Finite Groups, p Cycles Generate an Alternating/Symmetric Group

Primitive Permutation Groups

Let G be a permutation group in Sn. Let T, a subset of the n elements, be a block if G maps T onto T or G maps T to a set of elements disjoint from T. The block stays where it is, or it moves entirely. Obviously any single element acts as a block. If a block has size 1 or n, it is trivial.

The group G is primitive if all blocks are trivial.

Assume G is transitive, and is generated by isolated p cycles. Let T be a nontrivial block, and let c be one of the generators. We know that c, invoked again and again, eventually produces the identity permutation. Let k be the smallest exponent such that ck maps T onto itself. Clearly k divides p, hence k = 1 or p. If k = p then c moves t elements onto another t elements, then another, then another, covering t×p elements. This is a set of p cycles running in parallel, not an isolated p cycle. Therefore k = 1, and c maps T onto T. Since G is generated by these cycles, G maps T onto T. Yet G is transitive, so T is all of S.

a transitive group generated by p cycles is primitive.

A Primitive Permutation Group is Symmetric or Alternating

If G is primitive inside Sn, and G contains a transposition, then G = Sn. Prove this by induction on k, as k runs from 2 to n.

Since there is a transposition, G includes the subgroup S2. This is our starting point, k = 2.

Let G include Sk, permuting the k elements in a subset U of S. Let V be the complement of U in S. If a transposition swaps something in U for something in V, G contains Sk+1. If there is no such transposition, we have more work to do.
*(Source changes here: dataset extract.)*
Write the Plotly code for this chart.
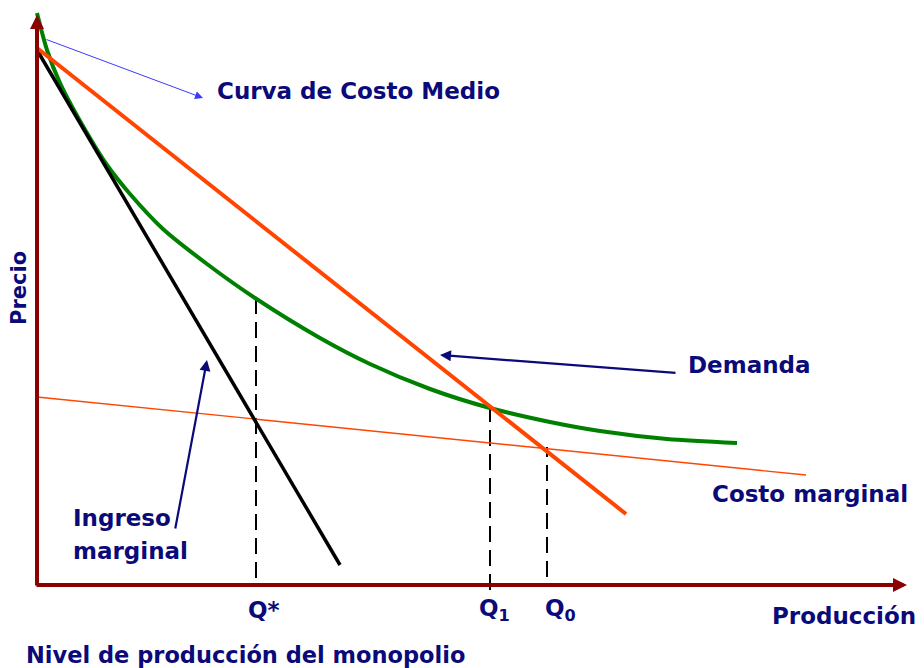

Let H be the subgroup of G generated by all transpositions. Note that H maps U to U and V to V. Therefore H has at least two orbits in S. The conjugate of a transposition is another transposition, so H is normal in G. Let r, a permutation in G, move x to y, where x and y are in the same orbit of H. Where does r take z if z is in this same orbit? Let q be the permutation in H that takes z to x. Thus rq takes z to y. (Remember, the action of rq is q followed by r.) Let r take z to w. Now rq/r takes w to y, and since H is normal, rq/r is in H. Thus w and y are in the same orbit.

We applied r to x and z, where x and z are in the same orbit of H, and produced two more points in this same orbit. If one stays in our "neighborhood", so does the other. In other words, the orbits of H are blocks under G.

Since G is primitive, H must not define a block of size k between 1 and n. This is a contradiction, hence H swaps elements between U and V.

At each step a transposition mixes U and V, and k advances until G = Sn.

Now suppose G is primitive and contains a 3 cycle. This means G contains A3, i.e. k = 3. Proceed by induction as before.

A 3 cycle in both U and V allows us to extend U by either 1 or two elements. Otherwise H is the subgroup generated by all the 3 cycles of G. The conjugate of a 3 cycle is a 3 cycle, hence H is normal in G. Run the same orbit-block argument as above. You'll get the same contradiction, hence we can ratchet k all the way up to n.

p Cycles Generate Alternating/Symmetric Groups

The corollary is more important than the theorem. If a permutation group on p elements includes a p cycle and a 2 cycle, it is primitive, and transitive, and generated by p cycles, hence it is Sp. We are simply putting the previous theorems together.

Similarly, a p cycle and a 3 cycle generate Ap.